Schoolboy Ronan Hughes, 17, was tricked into sending intimate photographs of himself, then faced a demand for £3,000 to avoid exposure.
He killed himself even though he had revealed the threat to his parents and police in County Tyrone, Northern Ireland.
Daniel Perry, from Dunfermline, also 17, took his own life after threats to reveal his compromising online conversations.
Police would not reveal details of the other two suicides, but said they were both within the past year and added there could be more.
Carpenter Jon Pearn, 58, from Plymouth, admitted exposing himself online to a girl who claimed her name was Angel, but then revealed she was a man and demanded money. He refused to pay.
He said: “To me it was just one big joke – I just didn’t care what they were saying at me. They weren’t going to bluff me.
“Even if I was happily married, which I’m not – I’m single, so it can’t affect anybody.
“Even if I had thousands of pounds I wouldn’t have paid them a penny. To me they’re just sad little low-lifes. Trying to bleed innocent people.
“And then when I went to the police I was gobsmacked when the police lady told me how many people had been in just that month – 19 people in that police station alone.”
Organised crime groups in the Philippines, Morocco and Ivory Coast were discovered running many of the sextortion scams, some using British girls.
Most of the UK victims are men aged 18-24, the eldest was 82 and the youngest 14. Some women have also been targeted.
Police have issued advice to victims, urging them not to pay or panic, but to shut down their social media accounts and report what has happened.

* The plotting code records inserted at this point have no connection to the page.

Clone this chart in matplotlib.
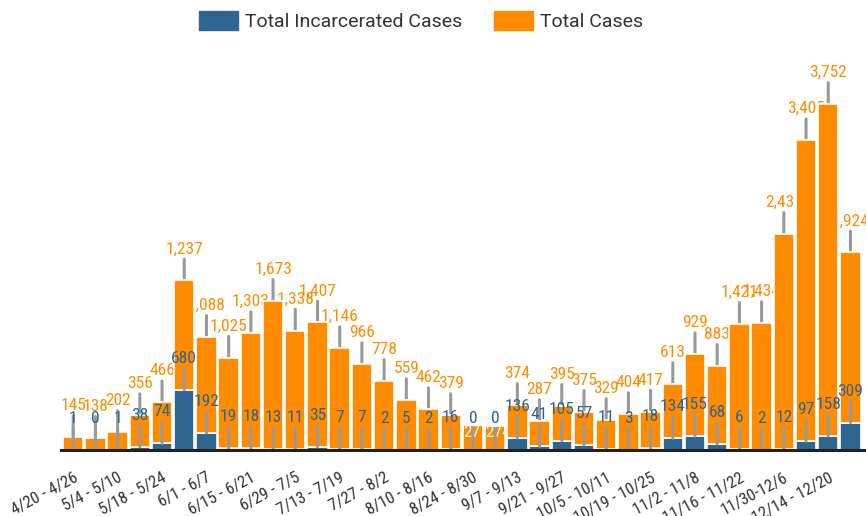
import matplotlib
matplotlib.use('Agg')
import matplotlib.pyplot as plt
from matplotlib.patches import Patch

weeks = [
    "4/20 - 4/26", "4/27 - 5/3", "5/4 - 5/10", "5/11 - 5/17", "5/18 - 5/24",
    "5/25 - 5/31", "6/1 - 6/7", "6/8 - 6/14", "6/15 - 6/21", "6/22 - 6/28",
    "6/29 - 7/5", "7/6 - 7/12", "7/13 - 7/19", "7/20 - 7/26", "7/27 - 8/2",
    "8/3 - 8/9", "8/10 - 8/16", "8/17 - 8/23", "8/24 - 8/30", "8/31 - 9/6",
    "9/7 - 9/13", "9/14 - 9/20", "9/21 - 9/27", "9/28 - 10/4", "10/5 - 10/11",
    "10/12 - 10/18", "10/19 - 10/25", "10/26 - 11/1", "11/2 - 11/8", "11/9 - 11/15",
    "11/16 - 11/22", "11/23 - 11/29", "11/30-12/6", "12/7 - 12/13", "12/14 - 12/20",
    "12/21 - 12/27",
]
incarcerated = [1, 0, 1, 38, 74, 680, 192, 19, 18, 13, 11, 35, 7, 7, 2, 5, 2, 16,
                0, 0, 136, 41, 105, 57, 11, 3, 18, 134, 155, 68, 6, 2, 12, 97, 158, 309]
total_cases = [145, 138, 202, 356, 466, 1237, 1088, 1025, 1303, 1673, 1338, 1407,
               1146, 966, 778, 559, 462, 379, 277, 274, 374, 287, 395, 375, 329,
               404, 417, 613, 929, 883, 1421, 1434, 2431, 3405, 3752, 1924]
inside_total_labels = ["8/24 - 8/30", "8/31 - 9/6"]

BLUE = '#2E6591'
ORANGE = '#FF8C00'
GRAY = '#999999'
TEXT = '#333333'
NARROW = ['Roboto Condensed', 'Liberation Sans Narrow', 'Roboto']
BAR_W = 0.92

plt.rcParams['font.family'] = ['Roboto', 'DejaVu Sans']

fig = plt.figure(figsize=(8.66, 5.16), dpi=100)
ax = fig.add_axes([61 / 866, 66 / 516, 1 - 61 / 866, 390 / 516])

xs = list(range(len(weeks)))
blue_bars = ax.bar(xs, incarcerated, width=BAR_W, color=BLUE, edgecolor='white',
                   linewidth=1.2, zorder=2)
orange_bars = ax.bar(xs, total_cases, bottom=incarcerated, width=BAR_W, color=ORANGE,
                     edgecolor='white', linewidth=1.2, zorder=2)

OFF = 24 * 72 / 100
LABEL_SIZE = 12.5
line_props = dict(arrowstyle='-', color=GRAY, lw=2.2, shrinkA=0, shrinkB=0,
                  relpos=(0.5, 0.0))
for i, (b, t) in enumerate(zip(incarcerated, total_cases)):
    top = b + t
    if weeks[i] in inside_total_labels:
        txt = ax.annotate(f'{t:,}', xy=(i - BAR_W / 2, top), xytext=(0.5, 0.5),
                          textcoords='offset points', ha='left', va='top',
                          color='white', fontsize=LABEL_SIZE, family=NARROW, zorder=3)
        txt.set_clip_path(orange_bars[i])
    else:
        ax.annotate(f'{t:,}', xy=(i, top), xytext=(0, OFF), textcoords='offset points',
                    ha='center', va='bottom', color=ORANGE, fontsize=LABEL_SIZE,
                    family=NARROW, zorder=1, arrowprops=line_props)
    ax.annotate(f'{b:,}', xy=(i, b), xytext=(0, OFF), textcoords='offset points',
                ha='center', va='bottom', color=BLUE, fontsize=LABEL_SIZE,
                family=NARROW, zorder=4, arrowprops=line_props)

ax.set_xlim(-0.55, 35.7)
ax.set_ylim(0, 4407)
ax.set_yticks([])
for s in ['top', 'right', 'left']:
    ax.spines[s].set_visible(False)
ax.spines['bottom'].set_color('#222222')
ax.spines['bottom'].set_linewidth(2.2)
ax.spines['bottom'].set_zorder(5)

ax.set_xticks(xs[::2])
ax.set_xticklabels(weeks[::2], rotation=28, ha='right', va='top', rotation_mode='anchor',
                   fontsize=12, color=TEXT, family=NARROW)
ax.tick_params(axis='x', length=0, pad=14.5)

fig.legend(handles=[Patch(color=BLUE, label='Total Incarcerated Cases'),
                    Patch(color=ORANGE, label='Total Cases')],
           loc='center', bbox_to_anchor=(421 / 866, 1 - 21 / 516), ncol=2,
           frameon=False, fontsize=14, handlelength=2.0, handleheight=1.13,
           handletextpad=0.36, columnspacing=1.65, labelcolor=TEXT)

fig.savefig('out.png', dpi=100)
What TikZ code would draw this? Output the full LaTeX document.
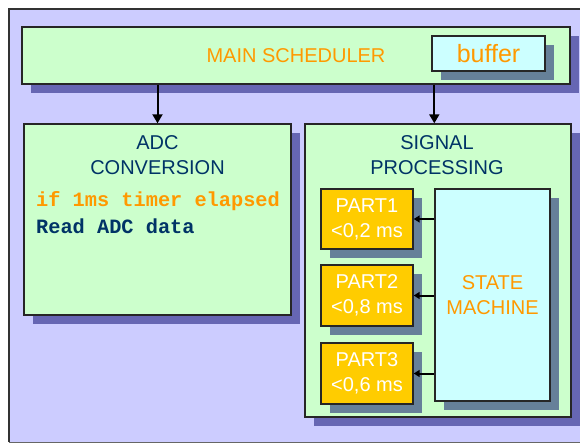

Senior officers insisted they will investigate and will not judge victims’ behaviour.
Roy Sinclair, from the National Crime Agency’s (NCA) anti-kidnap and extortion unit, said: “There is huge under-reporting of these kinds of offences, often because victims feel ashamed or embarrassed, but of course criminals are relying on that reaction in order to succeed.
“This is why we are launching this new campaign. We want victims and potential victims to know how they can protect themselves and to understand what to do if they are targeted.
“This is still a relatively new and emerging crime type, so the NCA and police are working with the Home Office to get a more accurate picture of the true scale.”
The campaign includes a film aimed at helping victims to recognise an approach and providing online advice.